Like the center part of the switch is what moves. Push it from the back side where the plug goes into it.
#25
#26
#27
Brake light switch
Yes that was it. I had one brass bulb left over from somewhere. New bulbs all over and everything is great. Check engine light is on after all of this. Advance auto parts says there is no code or reason why it should be on. it runs great. For anyone talking about replacing the brake booster - follow the techs instructions. I bought mine at International auto parts in Westerville Ohio. It is ATE original equipment. The part number is on a sticker on the booster. It will cross over to their catalog. The toughest part was the 13mm nuts under the dash. What a pain. They are way longer than they have to be.
#29
#30
brake booster replacement
Driving a 2001 S-60 and am having the same problems. The tech (whom I trust and have been using almost 3 years now) tells me it'll run somewhere between $950 and $1000 to replace the brake booster. Does this sound right? What's the average life span of the brake booster and what causes it to break down?
#34
Hi there! My wife and I just bought an '01 XC70 that has the hissing / squealing from the brake pedal area . . . sounds just like what I'm reading about here. I have a few questions before I proceed: First, is there any other potential underlying problem that could cause the booster to fail? (Should I replace anything else while I'm in there?) Second, do these usually last for a certain amount of time and then go bad, or do some of them last forever? What I'm trying to get from the second question is whether it's worth looking at used parts - I've seen them on eBay for well under $100, and I'm one *cheap* dude! Third, how do I know if my car has the Dynamic Stability Control . . . is it only the switch on the dashboard? The Cross Country doesn't come standard with this but without a switch, does it? Are there any other considerations to take with the XC versus the FWD V70?

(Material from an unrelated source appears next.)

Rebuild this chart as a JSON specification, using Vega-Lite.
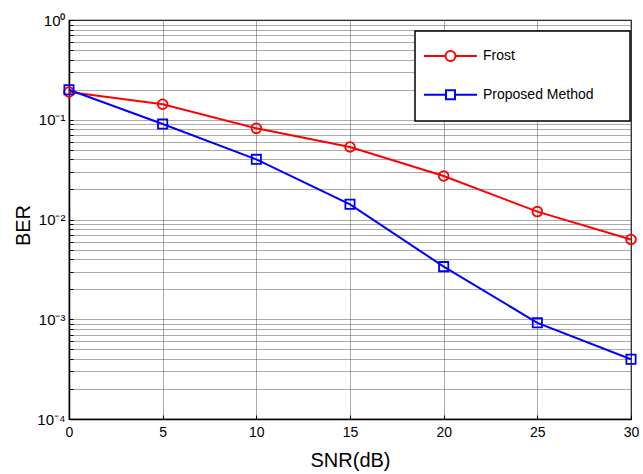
{
  "$schema": "https://vega.github.io/schema/vega-lite/v6.json",
  "width": 562,
  "height": 399,
  "autosize": {"type": "none"},
  "padding": {"left": 69, "top": 20, "right": 12, "bottom": 55},
  "background": "white",
  "config": {
    "view": {"stroke": "black", "strokeWidth": 1.2},
    "font": "Liberation Sans"
  },
  "data": {
    "values": [
      {"snr": 0, "ber": 0.19, "method": "Frost"},
      {"snr": 5, "ber": 0.143, "method": "Frost"},
      {"snr": 10, "ber": 0.082, "method": "Frost"},
      {"snr": 15, "ber": 0.0533, "method": "Frost"},
      {"snr": 20, "ber": 0.0273, "method": "Frost"},
      {"snr": 25, "ber": 0.012, "method": "Frost"},
      {"snr": 30, "ber": 0.0063, "method": "Frost"},
      {"snr": 0, "ber": 0.2, "method": "Proposed Method"},
      {"snr": 5, "ber": 0.0906, "method": "Proposed Method"},
      {"snr": 10, "ber": 0.0401, "method": "Proposed Method"},
      {"snr": 15, "ber": 0.0142, "method": "Proposed Method"},
      {"snr": 20, "ber": 0.00337, "method": "Proposed Method"},
      {"snr": 25, "ber": 0.00092, "method": "Proposed Method"},
      {"snr": 30, "ber": 0.000397, "method": "Proposed Method"}
    ]
  },
  "encoding": {
    "x": {
      "field": "snr",
      "type": "quantitative",
      "scale": {"domain": [0, 30], "nice": false},
      "axis": {
        "values": [0, 5, 10, 15, 20, 25, 30],
        "title": "SNR(dB)",
        "titleFont": "Liberation Sans",
        "titleFontSize": 20,
        "titleFontWeight": "normal",
        "titleColor": "black",
        "titleY": 31,
        "titleBaseline": "top",
        "labelFont": "Liberation Sans",
        "labelFontSize": 14,
        "labelColor": "black",
        "labelPadding": 10,
        "labelFlush": false,
        "ticks": true,
        "tickSize": -4,
        "tickColor": "black",
        "tickWidth": 1,
        "domainColor": "black",
        "domainWidth": 1.5,
        "grid": true,
        "gridColor": "#555",
        "gridDash": [1, 1],
        "gridWidth": 1
      }
    },
    "y": {
      "field": "ber",
      "type": "quantitative",
      "scale": {"type": "log", "domain": [0.0001, 1], "nice": false},
      "axis": {
        "values": [0.0001, 0.0002, 0.0003, 0.0004, 0.0005, 0.0006, 0.0007, 0.0008, 0.0009,
                   0.001, 0.002, 0.003, 0.004, 0.005, 0.006, 0.007, 0.008, 0.009,
                   0.01, 0.02, 0.03, 0.04, 0.05, 0.06, 0.07, 0.08, 0.09,
                   0.1, 0.2, 0.3, 0.4, 0.5, 0.6, 0.7, 0.8, 0.9, 1],
        "labelExpr": "datum.value == 1 ? '10⁰' : datum.value == 0.1 ? '10⁻¹' : datum.value == 0.01 ? '10⁻²' : datum.value == 0.001 ? '10⁻³' : datum.value == 0.0001 ? '10⁻⁴' : ''",
        "title": "BER",
        "titleFont": "Liberation Sans",
        "titleFontSize": 20,
        "titleFontWeight": "normal",
        "titleColor": "black",
        "titleAngle": -90,
        "titleX": -46,
        "titleY": 205,
        "titleAlign": "center",
        "titleBaseline": "middle",
        "labelFont": "Liberation Sans",
        "labelFontSize": 15,
        "labelColor": "black",
        "labelPadding": 8,
        "labelOverlap": false,
        "labelFlush": false,
        "ticks": true,
        "tickSize": -4,
        "tickColor": "black",
        "tickWidth": 1,
        "domainColor": "black",
        "domainWidth": 1.5,
        "grid": true,
        "gridColor": "#555",
        "gridDash": [1, 1],
        "gridWidth": 1
      }
    },
    "color": {
      "field": "method",
      "type": "nominal",
      "scale": {"domain": ["Frost", "Proposed Method"], "range": ["#ff0000", "#0000ff"]},
      "legend": {
        "title": null,
        "orient": "none",
        "legendX": 346,
        "legendY": 11,
        "padding": 17,
        "strokeColor": "black",
        "fillColor": "white",
        "labelFont": "Liberation Sans",
        "labelFontSize": 14,
        "labelColor": "black",
        "labelOffset": 24.5,
        "symbolOffset": 10.5,
        "rowPadding": 19.8,
        "symbolSize": 175.5625,
        "symbolStrokeWidth": 2,
        "encode": {
          "legend": {"update": {"strokeWidth": {"value": 1.5}}},
          "symbols": {
            "update": {
              "shape": {"signal": "datum.value === 'Frost' ? 'M-4,0H-0.755M0.755,0H4M-0.755,0A0.755,0.755 0 1,1 0.755,0A0.755,0.755 0 1,1 -0.755,0M23.9,0' : 'M-4,0H-0.68M0.68,0H4M-0.68,-0.68H0.68V0.68H-0.68ZM23.9,0'"},
              "size": {"value": 175.5625},
              "stroke": {"signal": "datum.value === 'Frost' ? '#ff0000' : '#0000ff'"},
              "fill": {"value": "transparent"},
              "strokeWidth": {"value": 2}
            }
          }
        }
      }
    }
  },
  "layer": [
    {"mark": {"type": "line", "strokeWidth": 2}},
    {
      "transform": [{"filter": "datum.method === 'Frost'"}],
      "mark": {"type": "point", "shape": "circle", "filled": false, "strokeWidth": 1.8, "size": 95, "opacity": 1}
    },
    {
      "transform": [{"filter": "datum.method === 'Proposed Method'"}],
      "mark": {"type": "point", "shape": "square", "filled": false, "strokeWidth": 1.8, "size": 85, "opacity": 1}
    }
  ]
}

Thank you a TON for your help. The step-by-step instructions appear to be extremely well-written!
Thank you a TON for your help. The step-by-step instructions appear to be extremely well-written!
#35
#36
Brake Booster
Yes indeed....the hissing noise is only the beginning of the brake booster going bad. Mine hissed like it was singing for nearly a year before my tech actually heard it when it brought it in for a major service. I'm having the problem fixed today, but would warn you to try and find a reputable service station that has experience with Swedish cars. Taking it to the dealer will be a painful experience since they will charge you nearly twice the amount it will take to get it fixed.
#37
Booster
I used the VIN number to match the Brake booster required for STC and DSTC. You can find the part like I said for 363$ brand new from same Swedish supplier that sells them to the dealer. Don't bend a brake line on the master cylinder. Just be careful and you'll have it done in no time. Don't get a used one "cheapo". I am cheap too but not on a part that takes 3 or 4 hours to replace.
#39
Well, it took awhile, but I finally had a chance to do this on my 2001 V70XC. Got a brand spankin' new ATE booster from autopartswarehouse.com for $232.95, and my dad and I put it in this morning. The instructions were spot on and really easy to follow. Thanks, Tech! I didn't even have to adjust the brake light switch.

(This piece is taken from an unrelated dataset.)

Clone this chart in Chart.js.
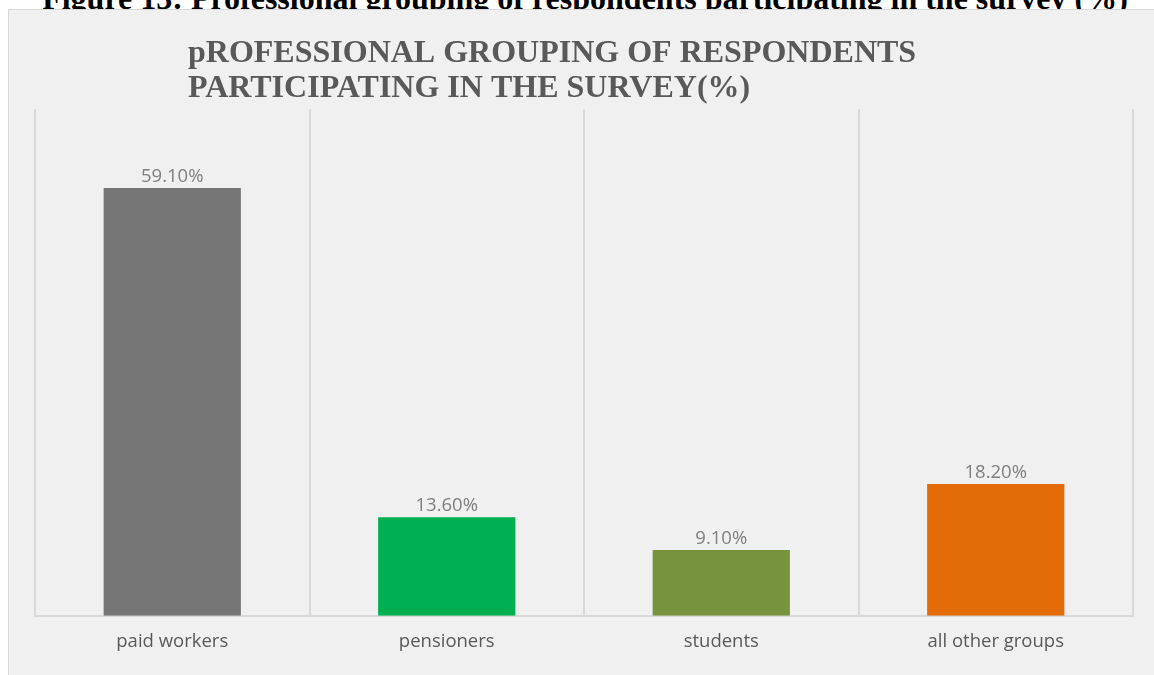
<!DOCTYPE html>
<html>
<head>
<meta charset="utf-8">
<script src="https://cdn.jsdelivr.net/npm/chart.js@4.4.0/dist/chart.umd.min.js"></script>
<style>
  html, body { margin: 0; padding: 0; background: #fff; overflow: hidden; }
  body { width: 1154px; height: 675px; position: relative; }
  #heading {
    position: absolute; left: 0; top: -20px; width: 1170px; text-align: center; line-height: 32px;
    font: bold 32px "Liberation Serif", "Times New Roman", serif; color: #000; white-space: nowrap;
  }
  #panel {
    position: absolute; left: 8px; top: 9px; width: 1146px; height: 666px;
    background: #f0f0f0; border-left: 1px solid #d9d9d9; border-top: 1px solid #d9d9d9;
  }
  #chart { display: block; }
</style>
</head>
<body>
<div id="heading">Figure 13: Professional grouping of respondents participating in the survey (%)</div>
<div id="panel"><canvas id="chart" width="1145" height="665"></canvas></div>
<script>
// values
const categories = ['paid workers', 'pensioners', 'students', 'all other groups'];
const shares = [59.1, 13.6, 9.1, 18.2];
const barColors = ['#767676', '#00b050', '#77933c', '#e36c09'];
const titleLines = ['pROFESSIONAL GROUPING OF RESPONDENTS', 'PARTICIPATING IN THE SURVEY(%)'];

// title and value labels drawn on the canvas
const extras = {
  id: 'extras',
  afterDraw(chart) {
    const ctx = chart.ctx;
    ctx.save();
    ctx.fillStyle = '#595959';
    ctx.font = 'bold 32px "Liberation Serif", "Times New Roman", serif';
    ctx.textAlign = 'left';
    ctx.textBaseline = 'alphabetic';
    ctx.fillText(titleLines[0], 179, 52);
    ctx.fillText(titleLines[1], 179, 87);

    ctx.fillStyle = '#7f7f7f';
    ctx.font = '18.5px "Open Sans", "Liberation Sans", sans-serif';
    ctx.textAlign = 'center';
    ctx.textBaseline = 'bottom';
    const meta = chart.getDatasetMeta(0);
    meta.data.forEach((bar, i) => {
      ctx.fillText(shares[i].toFixed(2) + '%', bar.x, bar.y - 2);
    });
    ctx.restore();
  }
};

new Chart(document.getElementById('chart').getContext('2d'), {
  type: 'bar',
  data: {
    labels: categories,
    datasets: [{
      data: shares,
      backgroundColor: barColors,
      barPercentage: 0.5,
      categoryPercentage: 1.0
    }]
  },
  options: {
    responsive: false,
    animation: false,
    layout: { padding: { left: 26, right: 21, top: 99, bottom: 7 } },
    plugins: { legend: { display: false }, tooltip: { enabled: false } },
    scales: {
      x: {
        offset: true,
        grid: { offset: true, color: '#d9d9d9', lineWidth: 2, drawTicks: false },
        border: { color: '#d9d9d9', width: 2 },
        ticks: { color: '#595959', padding: 15, font: { size: 18.5, family: '"Open Sans", "Liberation Sans", sans-serif' } }
      },
      y: { display: false, min: 0, max: 70 }
    }
  },
  plugins: [extras]
});
</script>
</body>
</html>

By the way, if anyone else is thinking about doing this, I would absolutely recommend getting a 13mm deep-well socket, like this (except you can get a cheap one at Autozone for $5). You'll kick yourself if you don't get one before you start, I promise. And like Charley9 said, a set of wobble extensions really helps also. I used a 1.5" and 12" in combination along with the 13mm deep socket several times. Cheers!
By the way, if anyone else is thinking about doing this, I would absolutely recommend getting a 13mm deep-well socket, like this (except you can get a cheap one at Autozone for $5). You'll kick yourself if you don't get one before you start, I promise. And like Charley9 said, a set of wobble extensions really helps also. I used a 1.5" and 12" in combination along with the 13mm deep socket several times. Cheers!
#40
booster or caliper
I have a 1994 940T and was told by the previous owner that the booster was out; the car stopped --- it just took a long foot press. New front pads came with the car so I put them on only to discover a ceased caliper.
I rebuilt the caliper.
Upon the start of the test drive I had a very responsive brake system. It was not a bad booster.
So before forking out a lot of cash, check the all the calipers and learn if they are functioning. If not get a kit and rebuild them BEFORE tackling the booster.
I rebuilt the caliper.
Upon the start of the test drive I had a very responsive brake system. It was not a bad booster.
So before forking out a lot of cash, check the all the calipers and learn if they are functioning. If not get a kit and rebuild them BEFORE tackling the booster.